Monday, March 26, 2007

DC Airport Lawyers Respond - Show us ID!

Note: This has nothing to do with my research at school. I've submitted my research paper on airport security, and thus am not working on the issue anymore. My attempts to assert my rights and to fly without ID are those of a private citizen, and are conducted on my own time. My actions or writings do not reflect the official positions of my current, past or future employers.



I got back from spring break/Shmoocon today and found a letter from the Metropolitan Washington Airport Authority waiting for me in my mailbox.

Back in February, I was compelled to show ID by a police officer at DCA/Reagan airport. I believed I was in the right, but I didn't want to risk getting arrested, so I complied and wrote a letter afterwards. That letter can be seen here

I've scanned the letter here, but the short summary of it is as follows:

Arlington County (Virginia) has a law that requires a person to identify himself if a police officer requests it, and a reasonable man would believe that the public safety requires such identification.... This is not so different than the Nevada law in question in the Hiibel case.

Interestingly enough, the lawyer who wrote the letter states that "your name alone is insufficient for the quick background check that Sgt. Westbrook had run."

Essentially, what they claim, is that Hiibel, or their reading of the law, allows an officer to compel you to produce ID. I had clearly identified myself to the officer, both by introducing myself to her by name, and due to the fact that my boarding pass - which she had been given by TSA - had my name printed on it in big letters.

The other fishy part of the encounter was after she had run the background check (which came back clear) - at which point, the officer then handed my ID over to TSA. The letter states "The Airport Authority has no specific procedure for handling a situation in which a passenger refuses to provide identification. Your letter has prompted the airports authority to review its policies and to refine the guidance it gives its police officers".

This is a long way of not telling me much.

I'll probably end up filing a FOIA to the airport authority - to see if I can find out who said what as they decided how to reply to this letter.



2 comments:

Anonymous said...

Other than clarifying Gilmore vs. Gonzales, it seems the letter sad a "whole-lot-of-nothing". Let us know how FOIA goes.

Anonymous said...

been a while since i've seen such a weaselly ass-covering attempt from a "lawyer" — an overt smoke-blowing operation.

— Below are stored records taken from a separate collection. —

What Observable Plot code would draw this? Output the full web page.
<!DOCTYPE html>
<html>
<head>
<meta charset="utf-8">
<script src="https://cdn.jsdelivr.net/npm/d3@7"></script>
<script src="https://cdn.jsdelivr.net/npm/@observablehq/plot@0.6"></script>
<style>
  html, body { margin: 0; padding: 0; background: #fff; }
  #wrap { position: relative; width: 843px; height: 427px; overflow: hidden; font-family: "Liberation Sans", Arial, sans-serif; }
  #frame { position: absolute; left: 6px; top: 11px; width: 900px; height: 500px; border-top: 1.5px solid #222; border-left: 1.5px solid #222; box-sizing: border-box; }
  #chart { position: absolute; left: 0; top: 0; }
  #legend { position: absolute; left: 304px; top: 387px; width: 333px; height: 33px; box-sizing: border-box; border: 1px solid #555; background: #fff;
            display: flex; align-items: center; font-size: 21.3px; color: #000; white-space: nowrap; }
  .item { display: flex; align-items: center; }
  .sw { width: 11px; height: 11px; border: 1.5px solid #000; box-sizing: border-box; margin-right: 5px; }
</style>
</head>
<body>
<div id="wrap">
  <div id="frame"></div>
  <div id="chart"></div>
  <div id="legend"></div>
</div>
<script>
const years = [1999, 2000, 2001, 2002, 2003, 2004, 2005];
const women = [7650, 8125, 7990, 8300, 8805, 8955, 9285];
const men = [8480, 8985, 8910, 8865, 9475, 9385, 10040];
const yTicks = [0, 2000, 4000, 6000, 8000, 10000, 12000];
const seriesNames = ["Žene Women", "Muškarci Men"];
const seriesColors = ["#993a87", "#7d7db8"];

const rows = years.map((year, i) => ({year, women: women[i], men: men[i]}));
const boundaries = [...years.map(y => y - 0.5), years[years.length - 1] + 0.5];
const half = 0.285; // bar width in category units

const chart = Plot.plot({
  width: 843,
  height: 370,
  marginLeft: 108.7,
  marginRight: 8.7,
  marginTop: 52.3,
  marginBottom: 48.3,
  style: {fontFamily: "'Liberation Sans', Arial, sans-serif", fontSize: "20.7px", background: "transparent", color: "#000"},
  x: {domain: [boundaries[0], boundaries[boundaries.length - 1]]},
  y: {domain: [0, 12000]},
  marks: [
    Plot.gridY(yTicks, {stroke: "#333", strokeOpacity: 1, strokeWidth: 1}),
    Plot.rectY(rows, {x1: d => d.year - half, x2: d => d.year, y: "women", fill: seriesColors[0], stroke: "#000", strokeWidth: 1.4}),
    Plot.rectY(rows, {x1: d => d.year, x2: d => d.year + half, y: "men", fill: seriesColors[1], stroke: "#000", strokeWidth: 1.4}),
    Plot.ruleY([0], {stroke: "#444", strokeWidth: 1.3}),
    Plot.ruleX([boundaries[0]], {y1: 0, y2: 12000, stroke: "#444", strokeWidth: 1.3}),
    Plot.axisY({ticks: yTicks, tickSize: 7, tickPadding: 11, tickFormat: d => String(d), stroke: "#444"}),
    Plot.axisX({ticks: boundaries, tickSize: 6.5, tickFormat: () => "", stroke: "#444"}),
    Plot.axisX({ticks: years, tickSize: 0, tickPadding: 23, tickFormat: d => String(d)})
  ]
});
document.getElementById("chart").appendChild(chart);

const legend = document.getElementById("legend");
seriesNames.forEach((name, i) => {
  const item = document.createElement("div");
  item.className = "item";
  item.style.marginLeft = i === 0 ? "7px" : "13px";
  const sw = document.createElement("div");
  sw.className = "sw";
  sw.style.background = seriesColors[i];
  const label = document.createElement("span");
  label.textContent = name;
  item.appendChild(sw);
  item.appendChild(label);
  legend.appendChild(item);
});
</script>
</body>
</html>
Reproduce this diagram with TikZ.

the disguised gem in that letter is the cowardly acknowledgment that the suspicion from which their illegal actions flowed was solely your refusal to voluntarily provide papers w/o legal cause:

"It is extraordinary for someone to refuse to show identification when seeking to board an airplane. The Transportation Security Administration employees at the checkpoint were concerned enough to call for police support."

if you sue, make those two sentences your star exhibit. of course, it's followed by the FUD card. disgraceful. obviously, she cites arlington county code § 17-13 purely as blowhard diversion material, since it was inapplicable to your situation.

you were detained illegally. shocker!